Petit returned to the field yesterday, welcomed by a moment of silence in honor of the loss he and his family suffered. On Sunday, he returned to the mound, and even the Tigers offered some loving support in an emotional moment.
On his first start since the birth of his daughter, Chris Bassitt made it a memorable one. With his kid just 2 days old, Bassitt pitched one of the best games of his season, posting 11 K’s over 6 innings, a career high. For the 5th time in 2019, Bassitt did not walk a single batter.
Matt Chapman is chugging towards a record all his own, but he’ll need one more dinger to set it. Chapman’s shot in the game last night brought his season total up to 32, which ties him with Eric Chavez’s, put up back in 2001.
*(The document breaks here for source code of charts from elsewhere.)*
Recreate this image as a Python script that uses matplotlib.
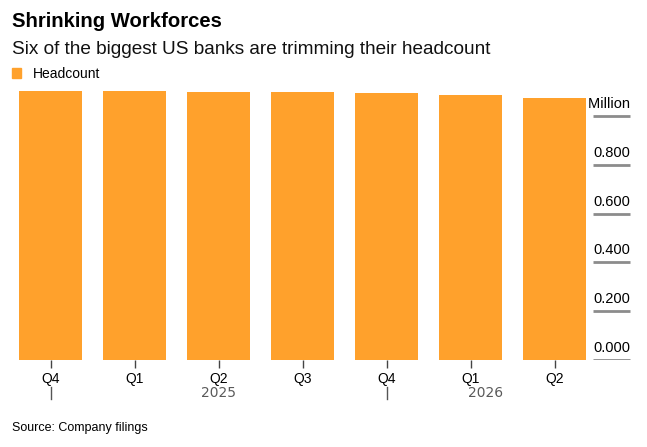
import matplotlib
matplotlib.use("Agg")
import matplotlib.pyplot as plt
from matplotlib.patches import Patch

W, H = 647, 447

quarters = ["Q4", "Q1", "Q2", "Q3", "Q4", "Q1", "Q2"]
headcount = [1.102, 1.102, 1.098, 1.098, 1.094, 1.087, 1.075]  # million
years = ["2025", "2026"]
year_pos = [2, 5.18]
year_breaks = [0, 4]
yticks = [0.0, 0.2, 0.4, 0.6, 0.8, 1.0]
ylabels = ["0.000", "0.200", "0.400", "0.600", "0.800", "1.000 Million"]

ORANGE = "#FFA12C"
plt.rcParams["font.family"] = ["Liberation Sans", "DejaVu Sans"]


def fx(px):
    return px / W


def fy(py):
    return 1 - py / H


def main():
    fig = plt.figure(figsize=(W / 100, H / 100), dpi=100)
    # axes: 10..637 px wide, 85..360 px tall (from top)
    ax = fig.add_axes([fx(10), fy(360), (637 - 10) / W, (360 - 85) / H])

    xs = list(range(len(quarters)))
    ax.bar(xs, headcount, width=0.75, color=ORANGE, zorder=3)
    ax.set_xlim((10 - 50.5) / 84, (637 - 50.5) / 84)
    ax.set_ylim(0, 275 / 244)

    for s in ax.spines.values():
        s.set_visible(False)
    ax.set_yticks([])
    ax.set_xticks(xs)
    ax.set_xticklabels(quarters, fontsize=10)
    ax.tick_params(axis="x", length=6, width=1, color="#444444", pad=3)

    # right-hand value labels with short underline
    ytr = ax.get_yaxis_transform()
    x0, x1 = (593 - 10) / 627, (630 - 10) / 627
    ax.hlines(yticks, x0, x1, transform=ytr, color="#8c8c8c", lw=2, zorder=1)
    for v, lab in zip(yticks, ylabels):
        ax.text(x1, v + 5 / 244, lab, transform=ytr, ha="right", va="bottom",
                fontsize=10.5, color="black", zorder=1)

    # year labels and separators
    xtr = ax.get_xaxis_transform()
    for p, yr in zip(year_pos, years):
        ax.text(p, -33 / 275, yr, transform=xtr, ha="center", va="center",
                fontsize=10, color="#5a5a5a", family="DejaVu Sans",
                clip_on=False)
    for b in year_breaks:
        ax.plot([b, b], [-27 / 275, -39 / 275], transform=xtr, color="#555555",
                lw=1, clip_on=False)

    fig.text(fx(12), fy(21.5), "Shrinking Workforces", fontsize=14.6,
             fontweight="bold", va="center", ha="left")
    fig.text(fx(12), fy(49), "Six of the biggest US banks are trimming their headcount",
             fontsize=13.7, va="center", ha="left", color="#111111")
    fig.legend(handles=[Patch(color=ORANGE)], labels=["Headcount"],
               loc="center left", bbox_to_anchor=(fx(6), fy(74)), frameon=False,
               fontsize=10, handlelength=0.7, handleheight=0.75,
               handletextpad=0.8, borderaxespad=0)
    fig.text(fx(12), fy(428), "Source: Company filings", fontsize=9,
             va="center", ha="left")

    fig.savefig("out.png", dpi=100)


if __name__ == "__main__":
    main()
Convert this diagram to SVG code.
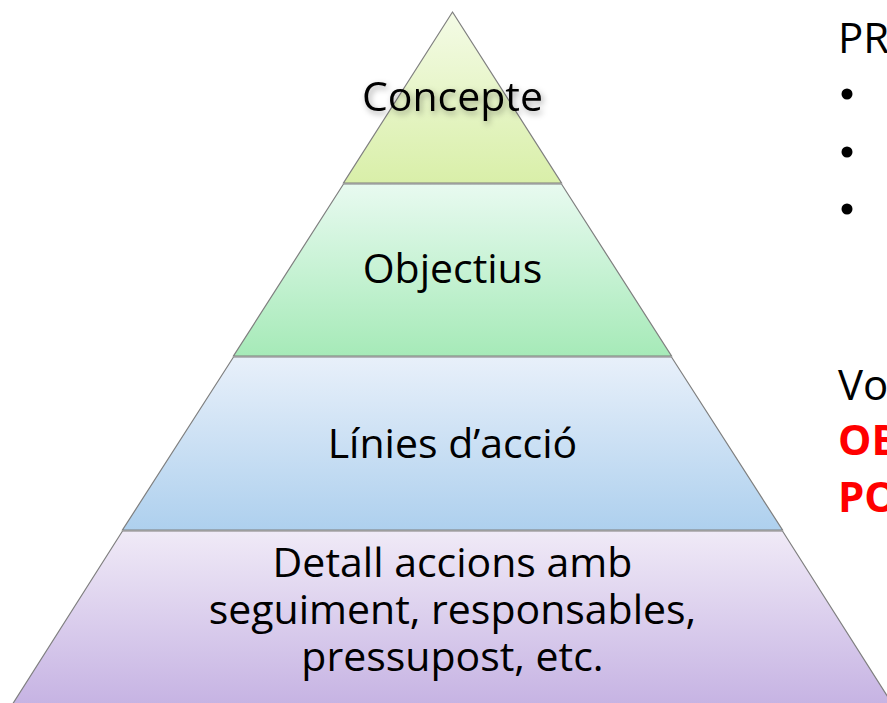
<svg xmlns="http://www.w3.org/2000/svg" width="887" height="703" viewBox="0 0 887 703">
<style>
.band{stroke:#7f7f7f;stroke-width:1.2}
.t{font-family:"Open Sans","Liberation Sans",sans-serif;font-size:41px;fill:#000;text-anchor:middle}
.r{font-family:"Open Sans","Liberation Sans",sans-serif;font-size:42px;fill:#000}
.red{fill:#ff0000;font-weight:bold}
</style>
<defs>
<linearGradient id="g1" x1="0" y1="0" x2="0" y2="1"><stop offset="0" stop-color="#f4fbe6"/><stop offset="1" stop-color="#d9efa9"/></linearGradient>
<linearGradient id="g2" x1="0" y1="0" x2="0" y2="1"><stop offset="0" stop-color="#e8faf0"/><stop offset="1" stop-color="#a6eab8"/></linearGradient>
<linearGradient id="g3" x1="0" y1="0" x2="0" y2="1"><stop offset="0" stop-color="#e8f0fa"/><stop offset="1" stop-color="#aed0ee"/></linearGradient>
<linearGradient id="g4" x1="0" y1="0" x2="0" y2="1"><stop offset="0" stop-color="#f0eaf7"/><stop offset="1" stop-color="#c6b3e3"/></linearGradient>
<filter id="sh" x="-10%" y="-30%" width="120%" height="160%"><feDropShadow dx="2" dy="3" stdDeviation="3" flood-color="#000" flood-opacity="0.35"/></filter>
</defs>
<g id="concepte">
<polygon class="band" fill="url(#g1)" points="452.5,12 561.5,183 343.5,183"/>
<text class="t" x="452.5" y="111" filter="url(#sh)">Concepte</text>
</g>
<g id="objectius">
<polygon class="band" fill="url(#g2)" points="343.5,184 561.5,184 671.5,356 233.5,356"/>
<text class="t" x="452.5" y="283">Objectius</text>
</g>
<g id="linies">
<polygon class="band" fill="url(#g3)" points="233.5,357 671.5,357 782.5,530 122.5,530"/>
<text class="t" x="452.5" y="458">Línies d’acció</text>
</g>
<g id="detall">
<polygon class="band" fill="url(#g4)" points="122.5,531 782.5,531 893,705 12,705"/>
<text class="t" x="452.5" y="577">Detall accions amb</text>
<text class="t" x="452.5" y="624">seguiment, responsables,</text>
<text class="t" x="452.5" y="671">pressupost, etc.</text>
</g>
<g id="connectors"></g>
<g id="side">
<text class="r" x="838" y="53">PR</text>
<circle cx="847" cy="94" r="5.5"/>
<circle cx="847" cy="152" r="5.5"/>
<circle cx="847" cy="209" r="5.5"/>
<text class="r" x="838" y="400">Vo</text>
<text class="r red" x="838" y="455">OB</text>
<text class="r red" x="838" y="512">PO</text>
</g>
</svg>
With Blake Treinen still hampered by back issues, the A’s called up Josh Phegley’s fellow Meat Tent Man, JB Wendelken, to provide some long relief. This will be Wendelken’s fourth time being called up this season.
110 days after the rain delay, the A’s staked victory over the Tigers. Mike Fiers got his win from May 19th over his former ball club and now holds 12 straight ... for real.
Sean Manaea had a promising return back to the A’s front a week ago against the Yankees. While he did not get the win, Manaea threw a fantastic five frames against the Pinstripes. The plan was to not overwork Manaea, but he crushed the opposition, giving up zero runs on 82 pitches and racking up five K’s. He did even better his next time out the following Sunday against the Tigers, going seven innings yesterday with 10 Ks. He and Bassitt combined to do something the A’s haven’t done in nearly 50 years, with back-to-back 10-strikeout performances.
Now it’s off to Houston, for one last chance to prove the A’s can beat the best of the best before October starts!